Our poll, the first to be taken since Mr Howard sacked his fellow MP, Howard Flight, suggests that Labour hopes - that the row over his decision had taken the wind out of the Conservatives' sails - are unfounded. Mr Howard's party has emerged from the affair just one point down on its previous reading in the middle of March. As is so often the case, what seemed to matter in the heady confines of the Westminster village has caused barely a ripple among the public.
Which begs the question - what exactly does matter to the British public? If you read the red-tops, the most common questions that come up are those of education, health, crime, asylum. Would it be churlish to suggest that the majority of the public are disinterested, or simply don't care, about the political wrangling over Flight?

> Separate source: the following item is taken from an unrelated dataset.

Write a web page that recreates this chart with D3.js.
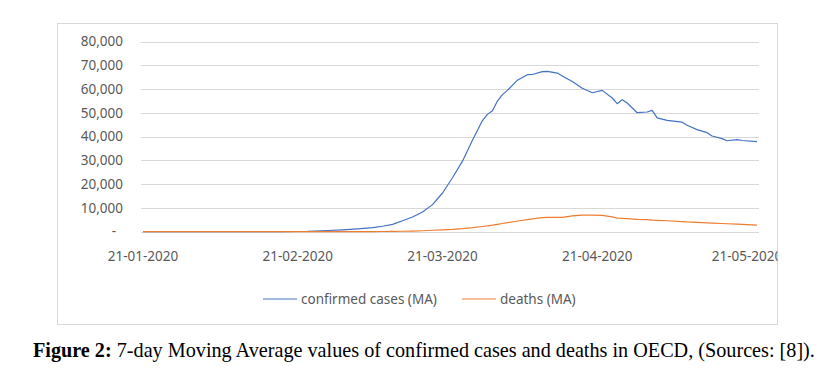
<!DOCTYPE html>
<html>
<head>
<meta charset="utf-8">
<script src="https://cdn.jsdelivr.net/npm/d3@7"></script>
<style>
  body { margin: 0; background: #fff; }
  svg { display: block; }
</style>
</head>
<body>
<div id="chart"></div>
<script>
const dates = [
  "2020-01-21", "2020-01-28", "2020-02-04", "2020-02-11", "2020-02-18", "2020-02-23",
  "2020-02-27", "2020-03-01", "2020-03-04", "2020-03-07", "2020-03-09", "2020-03-11",
  "2020-03-13", "2020-03-15", "2020-03-17", "2020-03-19", "2020-03-21", "2020-03-23",
  "2020-03-25", "2020-03-27", "2020-03-29", "2020-03-30", "2020-03-31",
  "2020-04-01", "2020-04-02", "2020-04-03", "2020-04-05", "2020-04-07", "2020-04-08",
  "2020-04-10", "2020-04-11", "2020-04-13", "2020-04-14", "2020-04-16", "2020-04-18",
  "2020-04-20", "2020-04-22", "2020-04-24", "2020-04-25", "2020-04-26", "2020-04-27",
  "2020-04-29",
  "2020-05-01", "2020-05-02", "2020-05-03", "2020-05-05", "2020-05-08", "2020-05-09",
  "2020-05-11", "2020-05-13", "2020-05-14", "2020-05-16", "2020-05-17", "2020-05-19",
  "2020-05-20", "2020-05-23"
];

const confirmedCases = [
  0, 5, 15, 30, 60, 200,
  500, 800, 1200, 1700, 2300, 3100,
  4600, 6200, 8300, 11400, 16300, 22700,
  29700, 38500, 46800, 49400, 50900,
  55000, 57700, 59500, 63800, 66100, 66200,
  67400, 67500, 66800, 65600, 63200, 60400,
  58500, 59500, 56300, 53900, 55600, 54200,
  50100,
  50400, 51100, 47900, 46900, 46100, 44800,
  43000, 41700, 40300, 39200, 38300, 38800,
  38400, 37900
];

const deaths = [
  0, 0, 0, 1, 2, 5,
  10, 20, 30, 50, 80, 120,
  180, 280, 400, 600, 800, 1000,
  1300, 1700, 2200, 2450, 2750,
  3100, 3450, 3800, 4500, 5100, 5400,
  5950, 6000, 6000, 6000, 6650, 6950,
  7000, 6850, 6250, 5700, 5600, 5500,
  5200,
  5050, 4900, 4800, 4600, 4250, 4100,
  3900, 3750, 3650, 3450, 3350, 3200,
  3100, 2800
];

const xTickDates = ["2020-01-21", "2020-02-21", "2020-03-21", "2020-04-21", "2020-05-21"];
const xTickLabels = ["21-01-2020", "21-02-2020", "21-03-2020", "21-04-2020", "21-05-2020"];
const yTicks = [0, 10000, 20000, 30000, 40000, 50000, 60000, 70000, 80000];

const seriesNames = ["confirmed cases (MA)", "deaths (MA)"];
const seriesColors = ["#4472C4", "#ED7D31"];

const caption = "7-day Moving Average values of confirmed cases and deaths in OECD, (Sources: [8]).";

const W = 821, H = 374;
const parse = d3.utcParse("%Y-%m-%d");
const labelFont = "'Noto Sans', sans-serif";

const svg = d3.select("#chart").append("svg")
  .attr("width", W)
  .attr("height", H);

svg.append("rect").attr("width", W).attr("height", H).attr("fill", "#fff");

// chart area frame
const frame = { left: 57.5, top: 23.5, right: 777.5, bottom: 324.5 };
svg.append("rect")
  .attr("x", frame.left)
  .attr("y", frame.top)
  .attr("width", frame.right - frame.left)
  .attr("height", frame.bottom - frame.top)
  .attr("fill", "#fff")
  .attr("stroke", "#d9d9d9")
  .attr("stroke-width", 1);

const x = d3.scaleUtc()
  .domain([parse(xTickDates[0]), parse(xTickDates[4])])
  .range([143, 747]);

const y = d3.scaleLinear()
  .domain([0, 80000])
  .range([231.7, 41.7]);

const fmt = d3.format(",");

// gridlines
svg.append("g")
  .selectAll("line")
  .data(yTicks)
  .join("line")
  .attr("x1", 141)
  .attr("x2", 759)
  .attr("y1", d => Math.round(y(d)) + 0.5)
  .attr("y2", d => Math.round(y(d)) + 0.5)
  .attr("stroke", "#d9d9d9")
  .attr("stroke-width", 1);

// y labels
svg.append("g")
  .selectAll("text")
  .data(yTicks)
  .join("text")
  .attr("x", d => d === 0 ? 116 : 123)
  .attr("y", d => y(d))
  .attr("dy", "0.35em")
  .attr("text-anchor", "end")
  .attr("fill", "#595959")
  .style("font-family", labelFont)
  .style("font-size", "13.5px")
  .text(d => d === 0 ? "-" : fmt(d));

// x labels, clipped at the chart frame like the original
svg.append("clipPath").attr("id", "frameClip")
  .append("rect")
  .attr("x", frame.left)
  .attr("y", frame.top)
  .attr("width", frame.right - frame.left)
  .attr("height", frame.bottom - frame.top);

svg.append("g")
  .attr("clip-path", "url(#frameClip)")
  .selectAll("text")
  .data(xTickDates)
  .join("text")
  .attr("x", d => x(parse(d)))
  .attr("y", 256.5)
  .attr("dy", "0.35em")
  .attr("text-anchor", "middle")
  .attr("fill", "#595959")
  .style("font-family", labelFont)
  .style("font-size", "13.5px")
  .text((d, i) => xTickLabels[i]);

// lines
const line = d3.line()
  .x(d => x(d[0]))
  .y(d => y(d[1]));

const series = [confirmedCases, deaths].map(vals => dates.map((d, i) => [parse(d), vals[i]]));

svg.append("g")
  .selectAll("path")
  .data(series)
  .join("path")
  .attr("fill", "none")
  .attr("stroke", (d, i) => seriesColors[i])
  .attr("stroke-width", 1.2)
  .attr("stroke-linejoin", "round")
  .attr("d", line);

// legend
const legendX = [263, 462];
const legend = svg.append("g")
  .selectAll("g")
  .data(seriesNames)
  .join("g")
  .attr("transform", (d, i) => `translate(${legendX[i]},299)`);

legend.append("line")
  .attr("x1", 0)
  .attr("x2", 34)
  .attr("stroke", (d, i) => seriesColors[i])
  .attr("stroke-width", 1.2);

legend.append("text")
  .attr("x", 38)
  .attr("dy", "0.35em")
  .attr("fill", "#595959")
  .style("font-family", labelFont)
  .style("font-size", "13.5px")
  .text(d => d);

// caption
const cap = svg.append("text")
  .attr("x", 33)
  .attr("y", 357)
  .style("font-family", "'Liberation Serif', 'Times New Roman', serif")
  .style("font-size", "20.2px")
  .attr("fill", "#000");

cap.append("tspan").style("font-weight", "bold").text("Figure 2:");
cap.append("tspan").text(" " + caption);
</script>
</body>
</html>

Not exactly. Curtice insists that By a majority of three to two, the public feel the sacking was wrong. Even among those who say they intend to vote Conservative, only 59 per cent back their leader's decision. The affair has clearly caused dissension within the party's ranks. But so long as it does not re-emerge, it would not appear to have done much damage to the party's standing. In other words, as long as Howard doesn't sack a constituency's candidate again without counsulting them first, its fine. But this implies that its Howard's behaviour that was objected to, not what Flight actually did.
This doesn't indicate that Sandra Howard should start planning to re-decorate Number 10 just yet. The number who switched from Conservative to Lib Dem from 2001 is not made clear, but Curtice insists that an equivalent of 3 have made the switch from Labour to Lib Dem. (Although, as he doesn't say what the statistic is for Con to Lib, this is fairly meaningless). Apparently, 59% of those surveyed have said they will actually vote. Which is a step in the right direction - ast least the country isn't sinking into a torpor of total apathy. However, it is a failrly standard truism of political science courses that Oppositions don't win elections; Governments lose them. The conclusion that can be drawn is that this will be a negative election - if people vote, it will be against the government, but not because they favour either the Tories or Lib Dems. And that's the real dilemma - both Howard and Kennedy have got a month to impress upon the voters that they are a worthy alternative to Labour, and not just a protest vote. And Blair has exactly the same amount of time to convince the electorate that Labour's policies are worthy of a third term in office, and not just a case "better the devil you know".